How to remove ./a.out when displaying input on command line into arrays?

Question

[My program needs to accept input from the linux command line and organize it into arrays. a[0] is supposed to show the first integer input by the user. However I get a[0] = ./a.out. How would I remove ./a.out and have a[0] = the first integer?]

 #include <iostream>
 #include <string>
 #include <cmath>
 #include <stdlib.h>
 using namespace std;

 int main ( int argc, char *argv[] )
 {    
         for(int i = 0; i < argc;++i)
         {

                 printf("\nargv[%d]: %s\n",i,argv[i]);
         }
 }

Answer 1

Start at index 1, but display as if it were index 0.

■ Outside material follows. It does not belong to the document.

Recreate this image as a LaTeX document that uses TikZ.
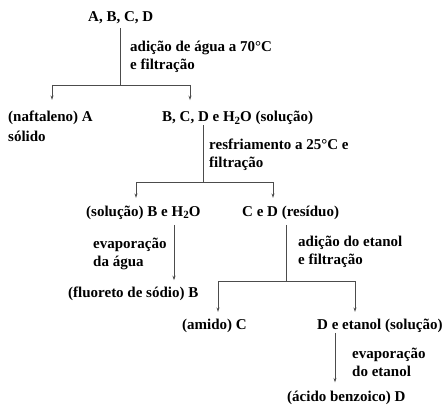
\documentclass[tikz,border=0pt]{standalone}
\usepackage{fontspec}
\setmainfont{Liberation Serif}
\usetikzlibrary{arrows.meta}
\newcommand{\hdois}{H\raisebox{-0.35ex}{\fontsize{11}{11}\selectfont 2}O}
\tikzset{
	txt/.style={inner sep=0pt, anchor=base west, font=\fontsize{15}{18}\selectfont\bfseries},
	lbl/.style={txt, align=left},
	line/.style={draw=black!70, line width=0.8pt},
	arr/.style={line, shorten >=8pt, -{Stealth[length=4.5pt,width=3pt]}}
}

\begin{document}
\begin{tikzpicture}[x=1pt,y=-1pt]
	\useasboundingbox (0,0) rectangle (446,409);

	% mistura e primeira separacao
	\node[txt] (abcd) at (88,21.5) {A, B, C, D};
	\node[lbl] (op1) at (130,70) {adição de água a 70°C\\e filtração};
	\node[txt] (naf) at (8,121.7) {(naftaleno) A};
	\node[txt] (sol) at (8,141) {sólido};
	\node[txt] (bcd) at (162,121.7) {B, C, D e \hdois{} (solução)};

	\coordinate (j1) at (120,85);
	\coordinate (l1) at (52,85);
	\coordinate (r1) at (190,85);
	\draw[line, shorten <=4pt] (abcd.south -| j1) -- (j1);
	\draw[line] (l1) -- (r1);
	\draw[arr, shorten >=11pt] (l1) -- (l1 |- naf.north);
	\draw[arr, shorten >=11pt] (r1) -- (r1 |- bcd.north);

	% resfriamento
	\node[lbl] (op2) at (209,167.5) {resfriamento a 25°C e\\filtração};
	\node[txt] (bh) at (86,216.5) {(solução) B e \hdois};
	\node[txt] (cd) at (242,216.5) {C e D (resíduo)};

	\coordinate (j2) at (203,182);
	\coordinate (l2) at (136,182);
	\coordinate (r2) at (273,182);
	\draw[line] (bcd.south -| j2) -- (j2);
	\draw[line] (l2) -- (r2);
	\draw[arr] (l2) -- (l2 |- bh.north);
	\draw[arr] (r2) -- (r2 |- cd.north);

	% ramo da agua
	\node[lbl] (op3) at (93,266) {evaporação\\da água};
	\node[txt] (flu) at (68,297) {(fluoreto de sódio) B};
	\coordinate (j3) at (174,0);
	\draw[arr, shorten <=5pt, shorten >=6pt] (bh.south -| j3) -- (flu.north -| j3);

	% ramo do residuo
	\node[lbl] (op4) at (298,264.5) {adição do etanol\\e filtração};
	\node[txt] (ami) at (182,329.5) {(amido) C};
	\node[txt] (det) at (317,329.5) {D e etanol (solução)};

	\coordinate (j4) at (286,281);
	\coordinate (l4) at (218,281);
	\coordinate (r4) at (355,281);
	\draw[line, shorten <=5pt] (cd.south -| j4) -- (j4);
	\draw[line] (l4) -- (r4);
	\draw[arr, shorten >=7pt] (l4) -- (l4 |- ami.north);
	\draw[arr, shorten >=7pt] (r4) -- (r4 |- det.north);

	% evaporacao do etanol
	\node[lbl] (op5) at (352,376) {evaporação\\do etanol};
	\node[txt] (ben) at (287,401) {(ácido benzoico) D};
	\coordinate (j5) at (335,0);
	\draw[arr] (det.south -| j5) -- (ben.north -| j5);
\end{tikzpicture}
\end{document}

for(int i = 1; i < argc;++i)
{
    printf("\nargv[%d]: %s\n", i-1, argv[i]);
}

Answer 2

You can initialize an std::vector<std::string> containing the command line arguments from argv by simply skipping the first element (i.e., the program name):

#include <vector>
#include <string>
#include <iostream>

auto main(int argc, char *argv[]) -> int {
   // skip the program name by starting at offset 1 instead of 0
   std::vector<std::string> args(argv + 1, argv + argc);

   for (auto const& arg: args)
      std::cout << arg << '\n';
}

This way, args[0] will correspond to the first argument that was provided to the program at the command line. Assuming the program is called a.out, running it as:

./a.out 1 2 3

results in the output:

1
2
3

The program name, i.e., ./a.out, was skipped when creating the args vector, so it only contains the arguments passed at the command line, i.e., 1, 2 and 3.